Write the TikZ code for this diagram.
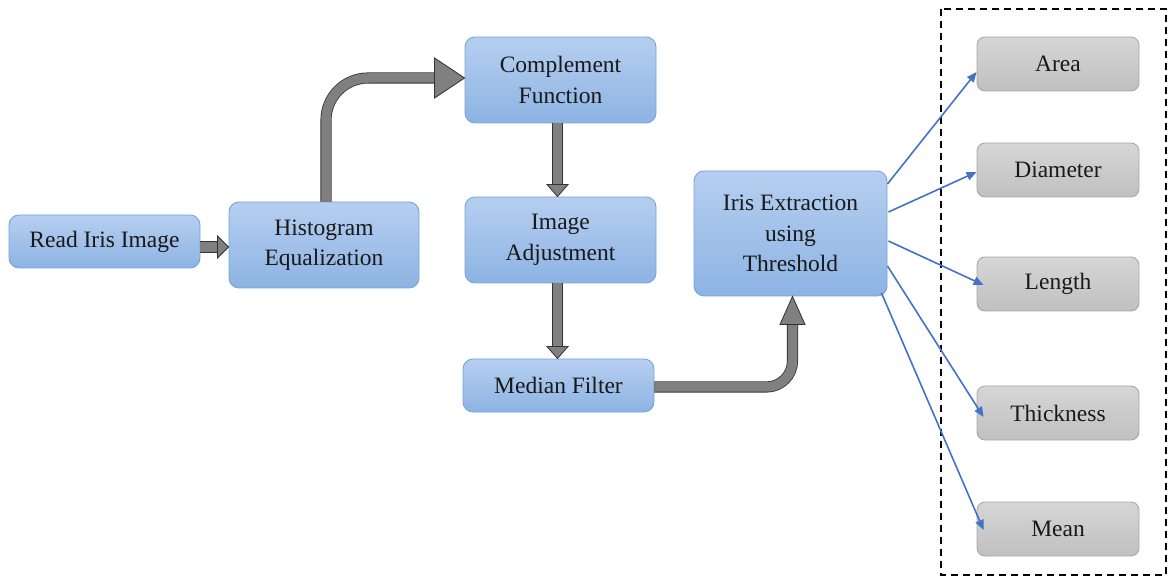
\documentclass[tikz,border=0pt]{standalone}
\usepackage{fontspec}
\setmainfont{Liberation Serif}
\usetikzlibrary{arrows.meta,calc}
\definecolor{bluetop}{RGB}{182,207,240}
\definecolor{bluebot}{RGB}{141,179,227}
\definecolor{blueedge}{RGB}{118,164,219}
\definecolor{graytop}{RGB}{214,214,214}
\definecolor{graybot}{RGB}{192,192,192}
\definecolor{grayedge}{RGB}{168,168,168}
\definecolor{arrowgray}{RGB}{128,128,128}
\definecolor{linkblue}{RGB}{68,114,196}
\definecolor{txt}{RGB}{25,25,25}
\begin{document}
\begin{tikzpicture}[x=1pt,y=-1pt,
  bbox/.style={draw=blueedge, line width=0.9pt, rounded corners=10pt,
    top color=bluetop, bottom color=bluebot, align=center, text=txt,
    font=\fontsize{23.5}{30.5}\selectfont, inner sep=0pt},
  gbox/.style={draw=grayedge, line width=0.9pt, rounded corners=8pt,
    top color=graytop, bottom color=graybot, text=txt,
    minimum width=162pt, minimum height=54pt,
    font=\fontsize{23.5}{30}\selectfont, inner sep=0pt},
  shaft/.style={draw=black!80, line width=0.8pt, double=arrowgray, double distance=9.5pt},
  bhead/.style={draw=black!80, line width=0.8pt, fill=arrowgray, line join=miter},
  link/.style={draw=linkblue, line width=1.6pt, -{Triangle[length=10pt,width=8.5pt]}}
]
\useasboundingbox (0,0) rectangle (1168,577);

% process boxes
\node[bbox, minimum width=191pt, minimum height=53pt] (read) at (104.5,241.5) {Read Iris Image};
\node[bbox, minimum width=190pt, minimum height=86pt] (hist) at (324,245) {Histogram\\Equalization};
\node[bbox, minimum width=191pt, minimum height=86pt] (comp) at (560.5,80) {Complement\\Function};
\node[bbox, minimum width=191pt, minimum height=86pt] (adj) at (560.5,240) {Image\\Adjustment};
\node[bbox, minimum width=191pt, minimum height=53pt] (med) at (558.5,385.5) {Median Filter};
\node[bbox, minimum width=193pt, minimum height=125pt] (iris) at (790.5,233.5) {Iris Extraction\\using\\Threshold};

% feature boxes
\node[gbox] (area) at (1058,64) {Area};
\node[gbox] (diam) at (1058,170) {Diameter};
\node[gbox] (len) at (1058,284) {Length};
\node[gbox] (thick) at (1058,413) {Thickness};
\node[gbox] (mean) at (1058,529) {Mean};

% dashed frame
\draw[line width=1.8pt, dash pattern=on 7pt off 5pt] (941,9) rectangle (1166,575);

% block arrow: read -> hist
\coordinate (t1) at ($(hist.west)+(0,2)$);
\draw[shaft] (read.east |- t1) -- ($(t1)+(-11,0)$);
\draw[bhead] ($(t1)+(-11,-11)$) -- (t1) -- ($(t1)+(-11,11)$) -- cycle;

% block arrow: hist -> comp (curved)
\coordinate (t2) at ($(comp.west)+(0,-2)$);
\draw[shaft, rounded corners=42pt] ($(hist.north)+(2,0)$) |- ($(t2)+(-30,0)$);
\draw[bhead] ($(t2)+(-30,-20)$) -- (t2) -- ($(t2)+(-30,20)$) -- cycle;

% block arrow: comp -> adj
\coordinate (t3) at ($(adj.north)+(-3,0)$);
\draw[shaft] (comp.south -| t3) -- ($(t3)+(0,-12)$);
\draw[bhead] ($(t3)+(-10.5,-12)$) -- (t3) -- ($(t3)+(10.5,-12)$) -- cycle;

% block arrow: adj -> med
\coordinate (t4) at ($(med.north)+(-1,0)$);
\draw[shaft] (adj.south -| t4) -- ($(t4)+(0,-12)$);
\draw[bhead] ($(t4)+(-10.5,-12)$) -- (t4) -- ($(t4)+(10.5,-12)$) -- cycle;

% block arrow: med -> iris (curved)
\coordinate (t5) at ($(iris.south)+(2,0)$);
\draw[shaft, rounded corners=26pt] ($(med.east)+(0,1.5)$) -| ($(t5)+(0,28)$);
\draw[bhead] ($(t5)+(-12.5,28)$) -- (t5) -- ($(t5)+(12.5,28)$) -- cycle;

% feature links
\draw[link] ($(iris.east)+(0,-49.5)$) -- ($(area.west)+(0,8)$);
\draw[link] ($(iris.east)+(1,-21.5)$) -- ($(diam.west)+(0,2)$);
\draw[link] ($(iris.east)+(1,7.5)$) -- ($(len.west)+(7,1)$);
\draw[link] ($(iris.east)+(0,32.5)$) -- ($(thick.west)+(7,4)$);
\draw[link] ($(iris.east)+(-6,59.5)$) -- ($(mean.west)+(7,1)$);
\end{tikzpicture}
\end{document}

......

SET PROBLEM → Copy the material exactly. Do not include the pictures.

EXERCISE OUTPUT →
Write the TikZ code for this diagram.
\documentclass[tikz,border=0pt]{standalone}
\usepackage{fontspec}
\setmainfont{Liberation Serif}
\usetikzlibrary{arrows.meta,calc}
\definecolor{bluetop}{RGB}{182,207,240}
\definecolor{bluebot}{RGB}{141,179,227}
\definecolor{blueedge}{RGB}{118,164,219}
\definecolor{graytop}{RGB}{214,214,214}
\definecolor{graybot}{RGB}{192,192,192}
\definecolor{grayedge}{RGB}{168,168,168}
\definecolor{arrowgray}{RGB}{128,128,128}
\definecolor{linkblue}{RGB}{68,114,196}
\definecolor{txt}{RGB}{25,25,25}
\begin{document}
\begin{tikzpicture}[x=1pt,y=-1pt,
  bbox/.style={draw=blueedge, line width=0.9pt, rounded corners=10pt,
    top color=bluetop, bottom color=bluebot, align=center, text=txt,
    font=\fontsize{23.5}{30.5}\selectfont, inner sep=0pt},
  gbox/.style={draw=grayedge, line width=0.9pt, rounded corners=8pt,
    top color=graytop, bottom color=graybot, text=txt,
    minimum width=162pt, minimum height=54pt,
    font=\fontsize{23.5}{30}\selectfont, inner sep=0pt},
  shaft/.style={draw=black!80, line width=0.8pt, double=arrowgray, double distance=9.5pt},
  bhead/.style={draw=black!80, line width=0.8pt, fill=arrowgray, line join=miter},
  link/.style={draw=linkblue, line width=1.6pt, -{Triangle[length=10pt,width=8.5pt]}}
]
\useasboundingbox (0,0) rectangle (1168,577);

% process boxes
\node[bbox, minimum width=191pt, minimum height=53pt] (read) at (104.5,241.5) {Read Iris Image};
\node[bbox, minimum width=190pt, minimum height=86pt] (hist) at (324,245) {Histogram\\Equalization};
\node[bbox, minimum width=191pt, minimum height=86pt] (comp) at (560.5,80) {Complement\\Function};
\node[bbox, minimum width=191pt, minimum height=86pt] (adj) at (560.5,240) {Image\\Adjustment};
\node[bbox, minimum width=191pt, minimum height=53pt] (med) at (558.5,385.5) {Median Filter};
\node[bbox, minimum width=193pt, minimum height=125pt] (iris) at (790.5,233.5) {Iris Extraction\\using\\Threshold};

% feature boxes
\node[gbox] (area) at (1058,64) {Area};
\node[gbox] (diam) at (1058,170) {Diameter};
\node[gbox] (len) at (1058,284) {Length};
\node[gbox] (thick) at (1058,413) {Thickness};
\node[gbox] (mean) at (1058,529) {Mean};

% dashed frame
\draw[line width=1.8pt, dash pattern=on 7pt off 5pt] (941,9) rectangle (1166,575);

% block arrow: read -> hist
\coordinate (t1) at ($(hist.west)+(0,2)$);
\draw[shaft] (read.east |- t1) -- ($(t1)+(-11,0)$);
\draw[bhead] ($(t1)+(-11,-11)$) -- (t1) -- ($(t1)+(-11,11)$) -- cycle;

% block arrow: hist -> comp (curved)
\coordinate (t2) at ($(comp.west)+(0,-2)$);
\draw[shaft, rounded corners=42pt] ($(hist.north)+(2,0)$) |- ($(t2)+(-30,0)$);
\draw[bhead] ($(t2)+(-30,-20)$) -- (t2) -- ($(t2)+(-30,20)$) -- cycle;

% block arrow: comp -> adj
\coordinate (t3) at ($(adj.north)+(-3,0)$);
\draw[shaft] (comp.south -| t3) -- ($(t3)+(0,-12)$);
\draw[bhead] ($(t3)+(-10.5,-12)$) -- (t3) -- ($(t3)+(10.5,-12)$) -- cycle;

% block arrow: adj -> med
\coordinate (t4) at ($(med.north)+(-1,0)$);
\draw[shaft] (adj.south -| t4) -- ($(t4)+(0,-12)$);
\draw[bhead] ($(t4)+(-10.5,-12)$) -- (t4) -- ($(t4)+(10.5,-12)$) -- cycle;

% block arrow: med -> iris (curved)
\coordinate (t5) at ($(iris.south)+(2,0)$);
\draw[shaft, rounded corners=26pt] ($(med.east)+(0,1.5)$) -| ($(t5)+(0,28)$);
\draw[bhead] ($(t5)+(-12.5,28)$) -- (t5) -- ($(t5)+(12.5,28)$) -- cycle;

% feature links
\draw[link] ($(iris.east)+(0,-49.5)$) -- ($(area.west)+(0,8)$);
\draw[link] ($(iris.east)+(1,-21.5)$) -- ($(diam.west)+(0,2)$);
\draw[link] ($(iris.east)+(1,7.5)$) -- ($(len.west)+(7,1)$);
\draw[link] ($(iris.east)+(0,32.5)$) -- ($(thick.west)+(7,4)$);
\draw[link] ($(iris.east)+(-6,59.5)$) -- ($(mean.west)+(7,1)$);
\end{tikzpicture}
\end{document}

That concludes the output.